What is the purpose of the social sciences?

  •  “The main structural features of what society can be like in the next generation are already given by trends at work now. Humanity’s freedom of maneuver lies within the framework created by its history. Social scientists and allied scholars could help to widen the area of choice by analyzing the historical trends that now limit it. They could show, impartially, honestly, and free from the special pleadings of government and vested interests, the range of possible alternative and the potentialities for effective action. Such has been, after all, the aim of inquiry into human affairs in free societies since the Greeks” (Moore 1958:159).
  •  “The purpose of social science, let us say, is to help citizens and policymakers better understand the world, with an eye to changing that world. Social science ought to provide useful answers to useful questions" (Gerring 2012:396)

What do social scientists have to do to reach the goals identified by Ragin and Amoroso, and to accomplish the social purposes described by Barrington Moore and John Gerring? The mainstream social science answer to this question is that social scientists need to do two things:  First, conduct research using scientific methods; and, second, reach conclusions based on rigorous forms of scientific argumentation (any of the methods textbooks in the social sciences will elaborate on this claim; e.g., Abbott 2004; Ragin and Amoroso 2011; Gerring 2012). In the words of John Gerring, 

  • “The willful avoidance of scientific methodology has doleful long-term consequences for social science, and for those who would see social science playing a role in the transformation of society" (Gerring 2012:399).
My focus here is on the second requirement of social research: good argumentation (Smith 2015). The epigram, a quote from 6 and Bellamy, strikes me as crucial:

  • “Making warranted inferences is the whole point and the only point of doing social research.”
Then were does this leave those many archaeologists who are satisfied to quote a bunch of abstract, philosophical social theory, then describe their data, and end up with a bunch of speculative conclusions? These authors are not making what 6 and Bellamy call "warranted inferences." To my mind, this non-rigorous form of argumentation is harmful to an archaeology that strives to be part of the social sciences. It may be okay for a postmodern archaeology, or for an archaeology that eschews science to focus on literary theory or some other kind of humanities epistemology. But to my way of thinking, if we can't make rigorous, warranted arguments, then why bother doing archaeology? 

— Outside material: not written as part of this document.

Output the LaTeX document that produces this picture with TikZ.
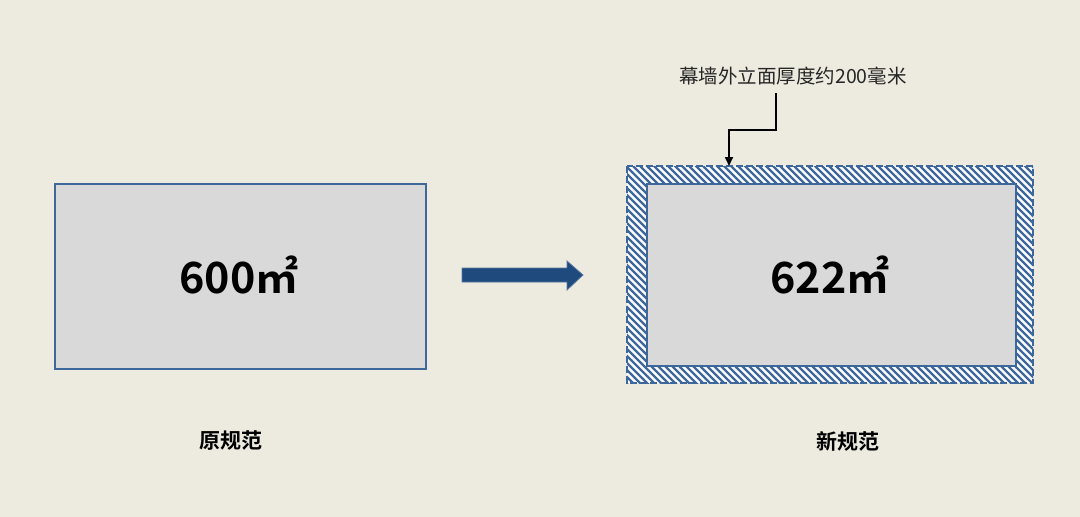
\documentclass[tikz,border=0pt]{standalone}
\usepackage{fontspec}
\setmainfont{Noto Sans CJK SC}
\newfontfamily\cjkb{Noto Sans CJK SC Bold}
\usetikzlibrary{arrows.meta}
\definecolor{bg}{RGB}{237,235,224}
\definecolor{boxgray}{RGB}{217,217,217}
\definecolor{edgeblue}{RGB}{62,104,156}
\definecolor{arrowblue}{RGB}{31,74,126}
\tikzset{
  x=1pt,y=-1pt,
  plainbox/.style={draw=edgeblue,line width=2.8pt,fill=boxgray},
  bigtext/.style={font=\cjkb\fontsize{43}{46}\selectfont,text=black},
  caption/.style={font=\cjkb\fontsize{21}{24}\selectfont,text=black},
  callout/.style={font=\fontsize{19.5}{22}\selectfont,text=black!85},
  leader/.style={draw=black,line width=1.6pt,-{Triangle[length=9pt,width=8pt]}},
  blockarrow/.style={fill=arrowblue,draw=arrowblue!75!white,line width=0.8pt,line join=miter},
}
\begin{document}
\begin{tikzpicture}
\fill[bg] (0,0) rectangle (1080,517);
\useasboundingbox (0,0) rectangle (1080,517);
% left box
\draw[plainbox] (55,184) rectangle (426,369);
\node[bigtext] (a) at (239,275) {600㎡};
% block arrow
\draw[blockarrow] (462,268) -- (567,268) -- (567,261) -- (583,275) -- (567,290) -- (567,282) -- (462,282) -- cycle;
% hatched frame
\begin{scope}
  \clip (627,166) rectangle (1033,383);
  \fill[white] (627,166) rectangle (1033,383);
  \foreach \k in {-252,-245,...,420} {
    \draw[edgeblue,line width=2.3pt] (627+\k,160) -- (627+\k+230,390);
  }
\end{scope}
\draw[edgeblue,line width=2.4pt,dash pattern=on 7pt off 3pt] (627,166) rectangle (1033,383);
\draw[plainbox] (647,184) rectangle (1016,366);
\node[bigtext] (b) at (830,275) {622㎡};
% callout
\node[callout] (c) at (793,76) {幕墙外立面厚度约200毫米};
\coordinate (s) at (776,93);
\coordinate (t) at (729,166);
\draw[leader] (s) -- (776,130) -- (729,130) -- (t);
% captions
\node[caption] (l1) at (231,441) {原规范};
\node[caption] (l2) at (848,441) {新规范};
\end{tikzpicture}
\end{document}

6, Perri and Christine Bellamy
2012    Principles of Methodology: Research Design in Social Science. Sage, New York.

Abbott, Andrew
2004    Methods of Discovery: Heuristics for the Social Sciences. Norton, New York.

Gerring, John
2012    Social Science Methodology: A Unified Framework. 2nd ed. Cambridge University Press, New York.

Lieberson, Stanley and Freda B. Lynn
2002    Barking up the Wrong Branch: Scientific Alternatives to the Current Model of Sociological Science. Annual Review of Sociology 28: 1-19.

Moore, Barrington, Jr.
1958    Political Power and Social Theory. Harvard University Press, Cambridge, MA.

Ragin, Charles C. and Lisa M. Amoroso
2011    Constructing Social Research: The Unity and Diversity of Method. 2nd ed. Sage, Thousand Oaks, CA.

Smith, Michael E.
2011    Empirical Urban Theory for Archaeologists. Journal of Archaeological Method and Theory 18: 167-192.

Smith, Michael E.
2015    How can Archaeologists Make Better Arguments? The SAA Archaeological Record 15 (4): 18-23.

Steuer, Max
2002    The Scientific Study of Society. Kluwer, New York.